#### WHAT TO PRODUCE:
Type out the complete listing below word for word, without its pictures.
##### DATA BLOCK
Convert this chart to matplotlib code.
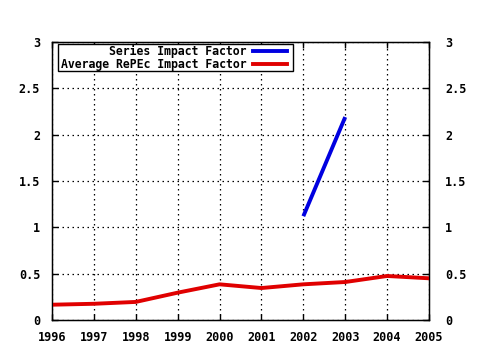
import matplotlib
matplotlib.use("Agg")
import matplotlib.pyplot as plt
from matplotlib.lines import Line2D
from matplotlib.patches import Rectangle

years = [1996, 1997, 1998, 1999, 2000, 2001, 2002, 2003, 2004, 2005]
avg_repec = [0.165, 0.175, 0.195, 0.295, 0.385, 0.345, 0.385, 0.41, 0.475, 0.45]
series_years = [2002, 2003]
series_if = [1.12, 2.19]
yticks = [0, 0.5, 1, 1.5, 2, 2.5, 3]
ytick_labels = ["0", "0.5", "1", "1.5", "2", "2.5", "3"]
labels = ["Series Impact Factor", "Average RePEc Impact Factor"]
colors = ["#0000e0", "#e00000"]

FONT = dict(family="DejaVu Sans Mono", weight="bold", size=8.5)
LFONT = dict(family="DejaVu Sans Mono", weight="bold", size=8.3)

fig = plt.figure(figsize=(4.8, 3.5), dpi=100)
ax = fig.add_axes([52/480, 1-320/350, (429-52)/480, (320-42)/350])

ax.plot(series_years, series_if, color=colors[0], lw=2.8, solid_capstyle="butt", zorder=3)
ax.plot(years, avg_repec, color=colors[1], lw=2.8, zorder=3)

ax.set_xlim(years[0], years[-1])
ax.set_ylim(0, 3)
ax.set_xticks(years)
ax.set_xticklabels([str(y) for y in years], **FONT)
ax.set_yticks(yticks)
ax.set_yticklabels(ytick_labels, **FONT)
ax.tick_params(direction="in", length=4, width=1, top=True, right=True, colors="black")
ax.tick_params(axis="y", pad=8.5)
ax.tick_params(axis="x", pad=8)
ax.grid(True, color="black", linestyle=(0, (1.2, 2.8)), linewidth=0.9)
for s in ax.spines.values():
    s.set_linewidth(1)

ax2 = ax.twinx()
ax2.set_ylim(0, 3)
ax2.set_yticks(yticks)
ax2.set_yticklabels(ytick_labels, **FONT)
ax2.tick_params(axis="y", direction="in", length=4, width=1, pad=11.5)

# legend (drawn in axes coordinates)
ax.add_patch(Rectangle((0.016, 0.897), 0.623, 0.097, transform=ax.transAxes,
                       fill=True, facecolor="white", edgecolor="black", lw=1, zorder=5))
rows_y = [0.966, 0.920]
for lab, col, yy in zip(labels, colors, rows_y):
    ax.text(0.515, yy, lab, transform=ax.transAxes, ha="right", va="center",
            zorder=6, **LFONT)
    ax.add_line(Line2D([0.533, 0.623], [yy, yy], transform=ax.transAxes,
                       color=col, lw=2.8, zorder=6))

fig.savefig("out.png", dpi=100)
##########
#### WRITTEN REPLY:
Convert this chart to matplotlib code.
import matplotlib
matplotlib.use("Agg")
import matplotlib.pyplot as plt
from matplotlib.lines import Line2D
from matplotlib.patches import Rectangle

years = [1996, 1997, 1998, 1999, 2000, 2001, 2002, 2003, 2004, 2005]
avg_repec = [0.165, 0.175, 0.195, 0.295, 0.385, 0.345, 0.385, 0.41, 0.475, 0.45]
series_years = [2002, 2003]
series_if = [1.12, 2.19]
yticks = [0, 0.5, 1, 1.5, 2, 2.5, 3]
ytick_labels = ["0", "0.5", "1", "1.5", "2", "2.5", "3"]
labels = ["Series Impact Factor", "Average RePEc Impact Factor"]
colors = ["#0000e0", "#e00000"]

FONT = dict(family="DejaVu Sans Mono", weight="bold", size=8.5)
LFONT = dict(family="DejaVu Sans Mono", weight="bold", size=8.3)

fig = plt.figure(figsize=(4.8, 3.5), dpi=100)
ax = fig.add_axes([52/480, 1-320/350, (429-52)/480, (320-42)/350])

ax.plot(series_years, series_if, color=colors[0], lw=2.8, solid_capstyle="butt", zorder=3)
ax.plot(years, avg_repec, color=colors[1], lw=2.8, zorder=3)

ax.set_xlim(years[0], years[-1])
ax.set_ylim(0, 3)
ax.set_xticks(years)
ax.set_xticklabels([str(y) for y in years], **FONT)
ax.set_yticks(yticks)
ax.set_yticklabels(ytick_labels, **FONT)
ax.tick_params(direction="in", length=4, width=1, top=True, right=True, colors="black")
ax.tick_params(axis="y", pad=8.5)
ax.tick_params(axis="x", pad=8)
ax.grid(True, color="black", linestyle=(0, (1.2, 2.8)), linewidth=0.9)
for s in ax.spines.values():
    s.set_linewidth(1)

ax2 = ax.twinx()
ax2.set_ylim(0, 3)
ax2.set_yticks(yticks)
ax2.set_yticklabels(ytick_labels, **FONT)
ax2.tick_params(axis="y", direction="in", length=4, width=1, pad=11.5)

# legend (drawn in axes coordinates)
ax.add_patch(Rectangle((0.016, 0.897), 0.623, 0.097, transform=ax.transAxes,
                       fill=True, facecolor="white", edgecolor="black", lw=1, zorder=5))
rows_y = [0.966, 0.920]
for lab, col, yy in zip(labels, colors, rows_y):
    ax.text(0.515, yy, lab, transform=ax.transAxes, ha="right", va="center",
            zorder=6, **LFONT)
    ax.add_line(Line2D([0.533, 0.623], [yy, yy], transform=ax.transAxes,
                       color=col, lw=2.8, zorder=6))

fig.savefig("out.png", dpi=100)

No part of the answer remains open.